Even though an Alabamian currently serves as U.S. attorney general, a Yellowhammer State native ascended to an even higher position in the legal realm. Hugo Black was Ashland’s most famous son when he served in the U.S. Senate from 1927-37 but his service as associate justice of the U.S. Supreme Court put him in exalted company.

On the court from 1937-71, Black ruled on some of the biggest landmark cases in the nation’s history. The internment of Japanese-Americans, rights to privacy, due process, voting rights, school desegregation and civil rights infringements were topics of his term on the bench.

Emory University’s Steve Suitts wrote a biography of Black that earned him the Georgia Author of the Year award. He will be at the History Museum of Mobile (111 S. Royal St.) for its Nov. 14 Learning Lunch at noon. Attendees are invited to bring a lunch and enjoy complimentary beverages along with the free address. 

For more information, call 251-208-7569 or go to historymuseumofmobile.com.

JJP stages peak Shakespeare tragedy

Of Shakespeare’s most notable tragedies, “Othello” stands apart. While the action takes place in political surroundings, it doesn’t involve battles for the crown or murder among royals as much as the pitfalls of personal relationships and insecurities.

The titular Moorish soldier takes a Venetian native, Desdemona, as his wife. An envious and scheming aide exploits Othello’s character flaw and combines it with cultural racism. Bloody havoc ensues.
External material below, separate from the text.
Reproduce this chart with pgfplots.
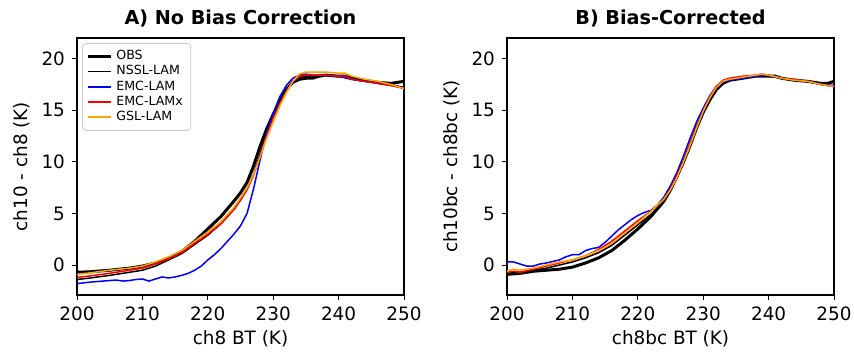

Joe Jefferson Players (11 S. Carlen St.) present this consummate work Nov. 9-18. Friday and Saturday curtain is 7:30 p.m. Sunday matinee is 2 p.m.

Tickets range from $10 to $20.

For more information, call 251-471-1534 or go to joejeffersonplayers.com.

Fairhope auditions for Southern drama

Tennessee Williams’ “A Streetcar Named Desire” is not only a touchstone of 20th century stage and screen but also awash in the hallmarks of Southern Gothic themes and style. The sultry and turbulent drama set in the working class quarters of New Orleans is steeped in the class struggle, passion and mental illness that were staples of the genre.

Fairhope’s Theatre 98 (350 Morphy Ave.) will hold auditions Nov. 12 and 13 at 7 p.m. for their production of the Williams work. Timothy Guy will direct when it is staged Feb 1-17, 2019. They are seeking males aged 18-65 and females aged 25-70. Several small cameo roles are available and all experience levels are welcome. Audition will be open with cold readings from the script.